Retype the whole listing, please, keeping every line exact and dropping the pictures.
[Start]
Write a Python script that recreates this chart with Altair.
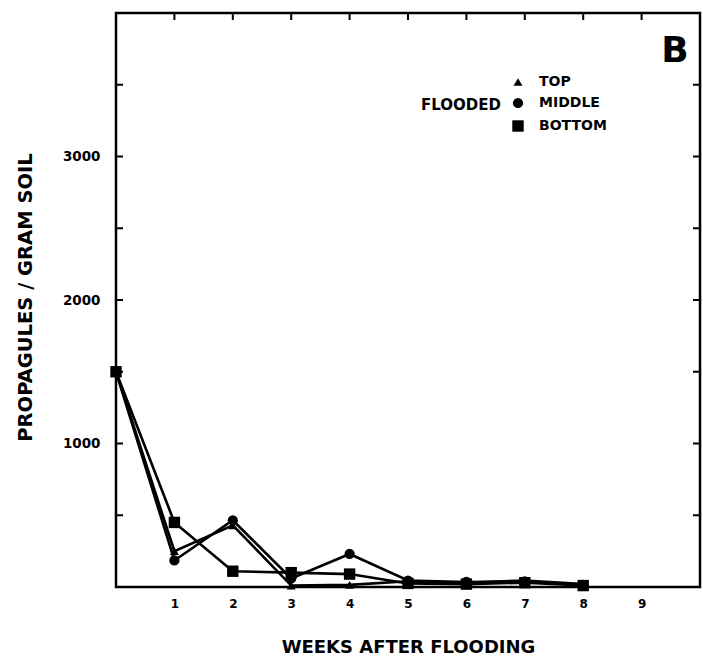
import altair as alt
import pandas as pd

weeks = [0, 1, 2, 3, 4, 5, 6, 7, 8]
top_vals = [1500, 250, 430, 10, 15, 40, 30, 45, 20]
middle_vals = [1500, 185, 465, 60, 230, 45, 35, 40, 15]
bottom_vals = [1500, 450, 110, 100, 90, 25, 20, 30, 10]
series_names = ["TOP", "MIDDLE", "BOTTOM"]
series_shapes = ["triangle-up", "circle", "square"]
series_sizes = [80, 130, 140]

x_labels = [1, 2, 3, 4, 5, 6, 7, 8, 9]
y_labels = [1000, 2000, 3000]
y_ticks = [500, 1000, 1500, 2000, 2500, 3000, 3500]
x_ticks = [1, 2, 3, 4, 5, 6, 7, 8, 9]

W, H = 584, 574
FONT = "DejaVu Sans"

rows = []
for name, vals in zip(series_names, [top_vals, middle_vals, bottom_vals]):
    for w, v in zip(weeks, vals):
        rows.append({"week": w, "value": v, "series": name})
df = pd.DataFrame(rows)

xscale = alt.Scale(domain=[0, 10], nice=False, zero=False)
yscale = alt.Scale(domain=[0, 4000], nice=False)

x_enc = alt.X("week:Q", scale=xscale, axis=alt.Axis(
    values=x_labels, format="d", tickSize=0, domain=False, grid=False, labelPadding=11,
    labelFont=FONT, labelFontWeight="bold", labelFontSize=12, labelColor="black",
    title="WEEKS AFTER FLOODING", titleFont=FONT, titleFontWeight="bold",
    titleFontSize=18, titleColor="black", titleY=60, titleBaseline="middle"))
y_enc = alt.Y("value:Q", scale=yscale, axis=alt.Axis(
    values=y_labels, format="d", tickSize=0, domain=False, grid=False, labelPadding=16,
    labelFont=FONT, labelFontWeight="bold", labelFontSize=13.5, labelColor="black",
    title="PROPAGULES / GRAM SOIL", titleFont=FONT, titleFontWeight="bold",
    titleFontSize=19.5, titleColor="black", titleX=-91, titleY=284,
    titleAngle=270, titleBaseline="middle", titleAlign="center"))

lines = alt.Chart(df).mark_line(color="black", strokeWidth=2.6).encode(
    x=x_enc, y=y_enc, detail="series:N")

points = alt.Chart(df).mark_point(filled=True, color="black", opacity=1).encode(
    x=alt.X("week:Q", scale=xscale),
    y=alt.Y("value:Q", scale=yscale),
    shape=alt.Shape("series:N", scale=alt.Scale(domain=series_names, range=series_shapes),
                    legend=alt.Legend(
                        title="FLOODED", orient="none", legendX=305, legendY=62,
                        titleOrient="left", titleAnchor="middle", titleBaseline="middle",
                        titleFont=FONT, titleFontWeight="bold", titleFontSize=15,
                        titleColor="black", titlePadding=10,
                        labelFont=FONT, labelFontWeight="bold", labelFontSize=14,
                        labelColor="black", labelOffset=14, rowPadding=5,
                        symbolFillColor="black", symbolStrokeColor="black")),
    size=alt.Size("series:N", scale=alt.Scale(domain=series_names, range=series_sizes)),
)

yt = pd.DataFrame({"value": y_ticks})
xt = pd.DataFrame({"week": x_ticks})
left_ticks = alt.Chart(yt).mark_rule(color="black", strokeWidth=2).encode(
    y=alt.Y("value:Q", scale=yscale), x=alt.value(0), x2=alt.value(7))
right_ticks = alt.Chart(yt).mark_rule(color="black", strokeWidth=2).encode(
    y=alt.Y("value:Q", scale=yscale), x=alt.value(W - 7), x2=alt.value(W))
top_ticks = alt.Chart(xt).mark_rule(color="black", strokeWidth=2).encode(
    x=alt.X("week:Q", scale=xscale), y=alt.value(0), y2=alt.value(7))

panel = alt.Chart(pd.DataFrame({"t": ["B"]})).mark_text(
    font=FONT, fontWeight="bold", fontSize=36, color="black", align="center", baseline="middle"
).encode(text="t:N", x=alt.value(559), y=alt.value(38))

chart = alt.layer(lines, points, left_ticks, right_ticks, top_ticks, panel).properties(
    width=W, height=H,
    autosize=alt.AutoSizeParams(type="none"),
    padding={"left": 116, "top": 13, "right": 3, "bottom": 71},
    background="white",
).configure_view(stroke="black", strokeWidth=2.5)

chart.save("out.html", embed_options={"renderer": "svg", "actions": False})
[End]
■ **Finished answer**:
Write a Python script that recreates this chart with Altair.
import altair as alt
import pandas as pd

weeks = [0, 1, 2, 3, 4, 5, 6, 7, 8]
top_vals = [1500, 250, 430, 10, 15, 40, 30, 45, 20]
middle_vals = [1500, 185, 465, 60, 230, 45, 35, 40, 15]
bottom_vals = [1500, 450, 110, 100, 90, 25, 20, 30, 10]
series_names = ["TOP", "MIDDLE", "BOTTOM"]
series_shapes = ["triangle-up", "circle", "square"]
series_sizes = [80, 130, 140]

x_labels = [1, 2, 3, 4, 5, 6, 7, 8, 9]
y_labels = [1000, 2000, 3000]
y_ticks = [500, 1000, 1500, 2000, 2500, 3000, 3500]
x_ticks = [1, 2, 3, 4, 5, 6, 7, 8, 9]

W, H = 584, 574
FONT = "DejaVu Sans"

rows = []
for name, vals in zip(series_names, [top_vals, middle_vals, bottom_vals]):
    for w, v in zip(weeks, vals):
        rows.append({"week": w, "value": v, "series": name})
df = pd.DataFrame(rows)

xscale = alt.Scale(domain=[0, 10], nice=False, zero=False)
yscale = alt.Scale(domain=[0, 4000], nice=False)

x_enc = alt.X("week:Q", scale=xscale, axis=alt.Axis(
    values=x_labels, format="d", tickSize=0, domain=False, grid=False, labelPadding=11,
    labelFont=FONT, labelFontWeight="bold", labelFontSize=12, labelColor="black",
    title="WEEKS AFTER FLOODING", titleFont=FONT, titleFontWeight="bold",
    titleFontSize=18, titleColor="black", titleY=60, titleBaseline="middle"))
y_enc = alt.Y("value:Q", scale=yscale, axis=alt.Axis(
    values=y_labels, format="d", tickSize=0, domain=False, grid=False, labelPadding=16,
    labelFont=FONT, labelFontWeight="bold", labelFontSize=13.5, labelColor="black",
    title="PROPAGULES / GRAM SOIL", titleFont=FONT, titleFontWeight="bold",
    titleFontSize=19.5, titleColor="black", titleX=-91, titleY=284,
    titleAngle=270, titleBaseline="middle", titleAlign="center"))

lines = alt.Chart(df).mark_line(color="black", strokeWidth=2.6).encode(
    x=x_enc, y=y_enc, detail="series:N")

points = alt.Chart(df).mark_point(filled=True, color="black", opacity=1).encode(
    x=alt.X("week:Q", scale=xscale),
    y=alt.Y("value:Q", scale=yscale),
    shape=alt.Shape("series:N", scale=alt.Scale(domain=series_names, range=series_shapes),
                    legend=alt.Legend(
                        title="FLOODED", orient="none", legendX=305, legendY=62,
                        titleOrient="left", titleAnchor="middle", titleBaseline="middle",
                        titleFont=FONT, titleFontWeight="bold", titleFontSize=15,
                        titleColor="black", titlePadding=10,
                        labelFont=FONT, labelFontWeight="bold", labelFontSize=14,
                        labelColor="black", labelOffset=14, rowPadding=5,
                        symbolFillColor="black", symbolStrokeColor="black")),
    size=alt.Size("series:N", scale=alt.Scale(domain=series_names, range=series_sizes)),
)

yt = pd.DataFrame({"value": y_ticks})
xt = pd.DataFrame({"week": x_ticks})
left_ticks = alt.Chart(yt).mark_rule(color="black", strokeWidth=2).encode(
    y=alt.Y("value:Q", scale=yscale), x=alt.value(0), x2=alt.value(7))
right_ticks = alt.Chart(yt).mark_rule(color="black", strokeWidth=2).encode(
    y=alt.Y("value:Q", scale=yscale), x=alt.value(W - 7), x2=alt.value(W))
top_ticks = alt.Chart(xt).mark_rule(color="black", strokeWidth=2).encode(
    x=alt.X("week:Q", scale=xscale), y=alt.value(0), y2=alt.value(7))

panel = alt.Chart(pd.DataFrame({"t": ["B"]})).mark_text(
    font=FONT, fontWeight="bold", fontSize=36, color="black", align="center", baseline="middle"
).encode(text="t:N", x=alt.value(559), y=alt.value(38))

chart = alt.layer(lines, points, left_ticks, right_ticks, top_ticks, panel).properties(
    width=W, height=H,
    autosize=alt.AutoSizeParams(type="none"),
    padding={"left": 116, "top": 13, "right": 3, "bottom": 71},
    background="white",
).configure_view(stroke="black", strokeWidth=2.5)

chart.save("out.html", embed_options={"renderer": "svg", "actions": False})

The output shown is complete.